A Suffix Automaton is a state machine that represents all substrings of a given string efficiently. It's used primarily in string processing problems, such as substring matching, pattern matching, and finding repeated substrings, among others. It builds a minimal deterministic finite automaton (DFA) to recognize all the suffixes of a string.

Key Concepts

1. State: Each state in a suffix automaton represents a set of substrings that can be recognized from that state.

2. Transition: A transition between two states is labeled with a character, and it represents moving from one state to another when that character is read.

3. Minimality: The suffix automaton is built to minimize the number of states while still representing all suffixes of the string.

4. Suffix Link: A suffix link is a special kind of transition that allows you to move from a state to another state that represents a "shorter" suffix of the string. This link plays a crucial role in efficiently constructing and using suffix automata.

Properties

Number of States: For a string of length n, a suffix automaton has at most 2n - 1 states.

Time Complexity: Constructing a suffix automaton takes O(n) time, where n is the length of the string.

Space Complexity: The space complexity is O(n) in terms of the number of states and transitions.

Construction

A suffix automaton can be constructed by iteratively adding characters from the string and adjusting the automaton as follows:

Start State: Initially, there’s one state, representing the empty string.

Adding Characters: For each character of the string, add a new state and connect it to the current state with a transition labeled by the character.

Suffix Links: As new states are added, suffix links are used to connect states that represent similar suffixes.

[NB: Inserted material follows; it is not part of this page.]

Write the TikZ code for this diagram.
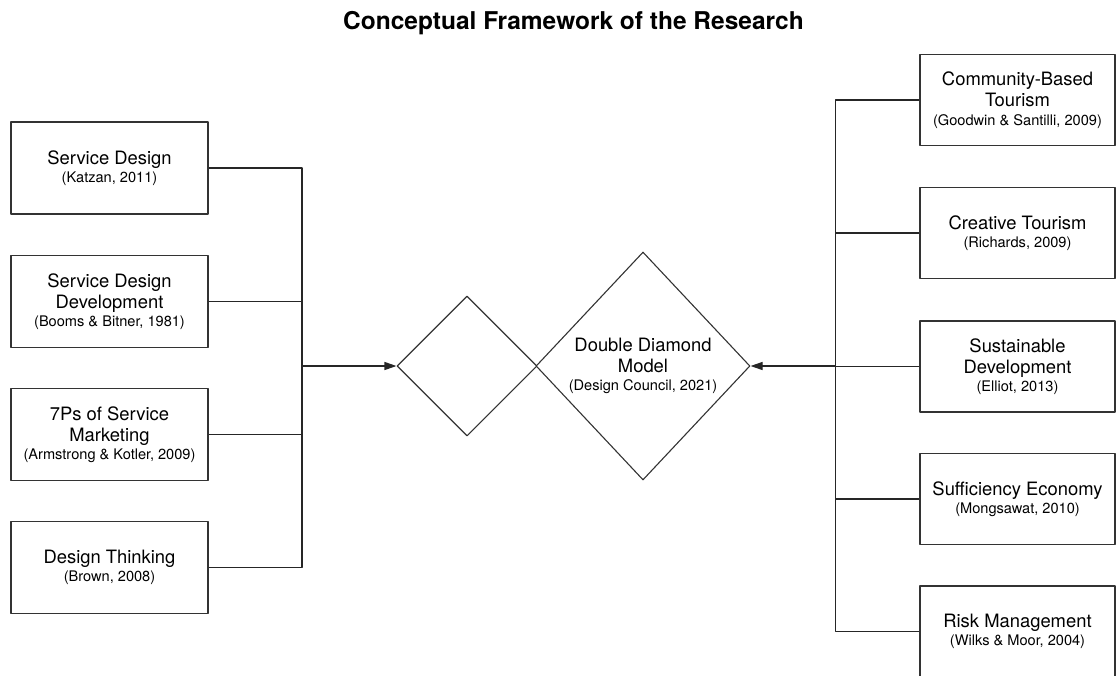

Suffix Automaton Implementation

class State {
length = 0; // Length of the longest string in this state
transitions = new Map(); // Transitions to other states
link = null; // Suffix link
endpos = -1; // Position where this state ends
}


class SuffixAutomaton {
states = Array.of(new State());
last = 0; // Index of last state
size = 1; // Total number of states


// Add a character to the automaton
addChar(c) {
let curr = this.size++;
this.states[curr] = new State();
this.states[curr].length = this.states[this.last].length + 1;
this.states[curr].endpos = this.states[curr].length - 1;

// Add transitions from previous states
let p = this.last;
while (p !== null && !this.states[p].transitions.has(c)) {
this.states[p].transitions.set(c, curr);
p = this.states[p].link;
}

if (p === null) {
this.states[curr].link = 0;
} else {
let q = this.states[p].transitions.get(c);
if (this.states[p].length + 1 === this.states[q].length) {
this.states[curr].link = q;
} else {
// Clone state q
let clone = this.size++;
this.states[clone] = new State();
this.states[clone].length = this.states[p].length + 1;
this.states[clone].transitions = new Map(this.states[q].transitions);
this.states[clone].link = this.states[q].link;

while (p !== null && this.states[p].transitions.get(c) === q) {
this.states[p].transitions.set(c, clone);
p = this.states[p].link;
}

this.states[q].link = this.states[curr].link = clone;
}
}
this.last = curr;
}

// Build automaton from string
build(str) {
for (let char of str) {
this.addChar(char);
}
}

// Check if a string is a substring
contains(str) {
let state = 0;
for (let char of str) {
if (!this.states[state].transitions.has(char)) {
return false;
}
state = this.states[state].transitions.get(char);
}
return true;
}
}


const sa = new SuffixAutomaton();
sa.build("banana");

console.log(sa.contains("ana")); // true
console.log(sa.contains("nan")); // true
console.log(sa.contains("ban")); // true
console.log(sa.contains("xyz")); // false
console.log(sa.contains("baa")); // false

Problems on Leetcode

  • 214 - Shortest Palindrome
  • 459 - Repeated Substring Pattern
  • 1316 - Distinct Echo Substrings
  • 1698 - Number of Distinct Substrings
  • 1044 - Longest Duplicate Substring
  • 1181 - Before and After Puzzle